Прежде всего занятия по логике. С первого курса я посещал практические занятия по логике профессора А. И. Введенского, которые он по иронии судьбы вел в помещении бывших Женских Бестужевских курсов. «По иронии судьбы» – ибо женщин он открыто не признавал способными к логике. В те годы, когда логика входила в число обязательных предметов, он ставил студенткам «зачет», подчеркнуто не спрашивая их, изредка отпуская только иронические замечания по поводу женского ума. Но занятия свои он вел артистически, и студентки, хотя и в малом числе, на них присутствовали. Когда лекции и занятия А. И. Введенского прекратились, один из наших «взрослых» студентов, помню – из числа участников Гражданской войны, организовал группу по занятию логикой на квартире у профессора С. И. Поварнина, автора известного учебника логики. Мы ходили к нему и читали в русском переводе «Логические исследования» Гуссерля, изредка для лучшего понимания текста обращаясь к немецкому оригиналу. Поварнин неоднократно повторял нам: языки надо знать хотя бы немного, хотя бы постоянно прибегая к словарю, ибо переводчикам научных и технических книг доверять нельзя. И это мы ощущали.
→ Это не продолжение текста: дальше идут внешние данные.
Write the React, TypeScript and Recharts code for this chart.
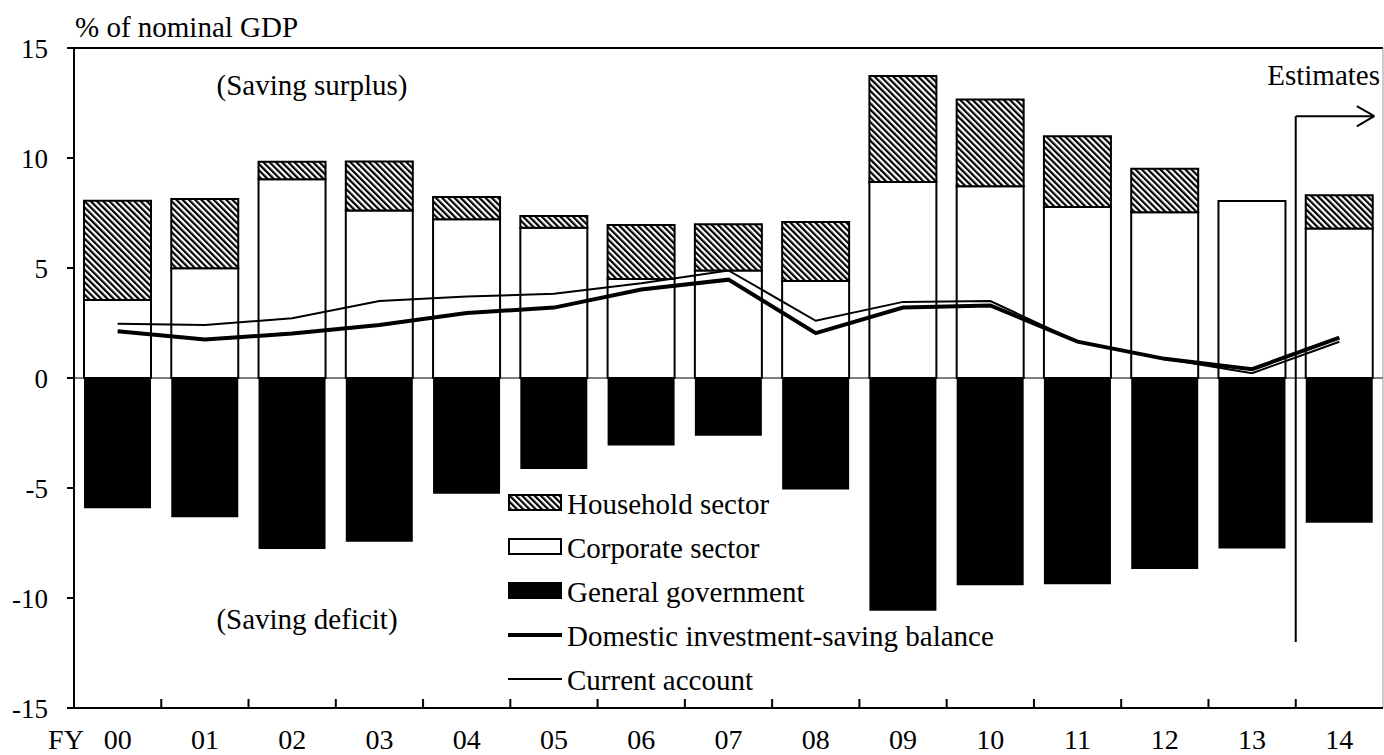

Настоящей школой понимания поэзии были занятия в семинарии по английской поэзии начала XIX века у В. М. Жирмунского. Мы читали с ним отдельные стихотворения Шелли, Китса, Вордсворта, Кольриджа, Байрона, анализируя их стиль и содержание. В. М. Жирмунский обрушивал на нас всю свою огромную эрудицию, привлекал словари и сочинения современников, толковал поэзию всесторонне – и с биографической, и с историко-литературной, и с философской стороны. Он нисколько не снисходил к нашим плохим знаниям того, другого и третьего, к слабому знанию языка, символики, да и просто английской географии. Он считал нас взрослыми и обращался с нами как с учеными коллегами. Недаром он называл нас «коллеги», церемонно здороваясь с нами в университетском коридоре. Это подтягивало. Нечто подобное мы ощущали и на семинарских занятиях по Шекспиру у Владимира Карловича Мюллера, на занятиях старофранцузскими текстами у Александра Александровича Смирнова, среднеанглийской поэзией у Семена Карловича Боянуса.
Но истинной вершиной метода медленного чтения был пушкинский семинар у Л. В. Щербы, на котором мы за год успевали прочесть всего несколько строк или строф. Могу сказать, что в университете я в основном учился «медленному чтению», углубленному филологическому пониманию текста. Иному – занятиям в рукописных отделениях и библиотеках – учил нас милый В. Е. Евгеньев-Максимов. Дав нам рекомендацию в архив, он как бы невзначай приходил туда же и проверял – как мы работаем, все ли у нас благополучно. А однажды он возил меня с собой и к коллекционеру Кортавову в Новую Деревню, надеясь добыть у него кое-какие материалы по Некрасову. Он пробуждал в нас инициативу поисков, учил нас не «бояться архивов». Боязнь архивов В. Е. считал своего рода детской болезнью начинающего ученого, от которой он должен избавиться как можно быстрее.
Увлекали меня и лекции Е. Тарле. Но лекции эти учили главным образом ораторскому, лекционному искусству. Часто впоследствии, когда я в сороковых годах начинал преподавать на историческом факультете Ленинградского университета, я вспоминал, как останавливался Тарле, якобы подыскивая подходящее слово, как потом «стрелял» в нас этим найденным словом, поражавшим своею точностью и запоминавшимся на всю жизнь. Я вспоминал и о том, как Е. В. Тарле «думал», читая свои лекции, как неуклюже, по-медвежьи, топтался возле кафедры, «подыскивая» факты, «вспоминая» документы, создавая полную иллюзию блестящей импровизации. На самом же деле его лекции были детально продуманы заранее.
К древнерусской литературе в университете я обратился потому, что считал ее мало изученной в литературоведческом отношении, как явление художественное. Кроме того, Древняя Русь интересовала меня и с точки зрения познания русского национального характера. Перспективным мне представлялось и изучение литературы и искусства Древней Руси в их единстве. Очень важным казалось мне изучение изменений стилей в древней русской литературе, во времени. Мне хотелось создать характеристики тех или иных эпох вроде тех, что имелись на Западе – особенно в культурологических работах Эмиля Маля.